Note: this documentation is in beta format right now. I plan to expand on it sooner rather than later. Considering it is a very important point when doing industrial applications, I thought it should be covered now.
As programs grow larger and more make use of multi-threaded operations, your chance of creating bugs also grows, usually faster than the size of your program. Here, I'm going to make a suggestion on how I cope with these bugs and prevent them from shutting down an application that is required to run 24/7 in a critical use case, such as industrial controls.
The key to robust programming is to control for all exceptions, not to mention the simple things, like using structured programming, state machines and general good design practice. It never hurts to use tools, like the excellent AQtime, to check for memory misuse and leaks. But with all the options that you normally support in your program there will always be the one you didn't fully test, not to mention all the interactions possible between threads. If you program high performance applications, like I do, you will find that AQtime places a heavy load on a multi-threaded application and slows things down so much that complete testing may not be practical.
Now suppose you've tried to do everything right and still something goes wrong. Believe me, give your program to a customer and something will always go wrong. If only we could write programs for programmers who understand bugs happen. But then if something went wrong they would fix it and not tell us, but I digress. Here are the two main things I've found that go wrong:
- You free a pointer to an object and another thread or the GUI uses it. I usually set pointers NULL when I free them to force an exception on use. If you don't do this the other thread or GUI may still run correctly, or incorrectly if the data the pointer referenced is overwritten.

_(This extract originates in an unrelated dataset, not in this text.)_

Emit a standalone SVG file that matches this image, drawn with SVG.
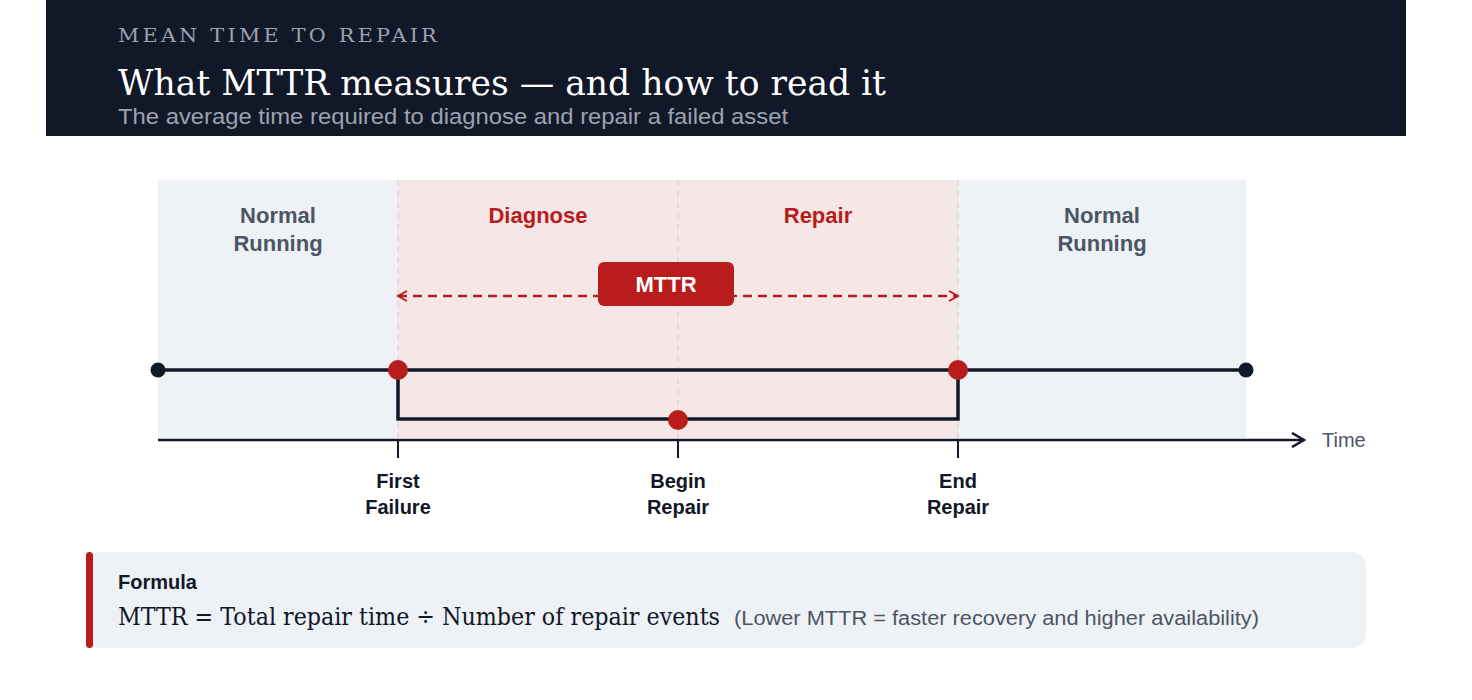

- You free a pointer to an object and the memory it points to is reused by another thread. The GUI accesses it using the old pointer and crashes.
Many other similar cases are possible. They will usually result in an exception and your GUI and all related process threads will disappear from the screen. If you are lucky, you might see an error dialog right before the GUI disappears, but usually it just goes away without warning.
Fixing Exceptions on Win32
Exceptions are fairly easy to fix on Win32 when programming in C++. Simply turn on structured exceptions in the C++ compiler, include the windows.h and eh.h headers in your program and use the _set_se_translator function to set an exception trap function. You can then throw a normal C++ exception from the trap function, catch it and take the proper action which doesn't need to be termination of your program. You need to do this for each thread and also for each major part of GUI code you execute. Miss anything and goodbye program.
On Qt you must make sure you catch exceptions in all signals called in your GUI code. If you don't, the framework will complain that you are trying to handle an exception from the event loop and will still terminate your program.
Fixing Exceptions on Linux
Doing this in Linux is much more involved. Basically, you need to trap signals (that is Linux process signals, not Qt signals), but they normally only allow you to terminate your program. Actually taking control of the saved process exception state, changing the IP register to point to your trap function, generating an ordinary exception and catching it is very much undocumented. There is documentation out there on how to do this, but you really need to search for it. It is basically an undocumented kernel function. When I get some more time I plan to solve this problem, but for now it will need to wait.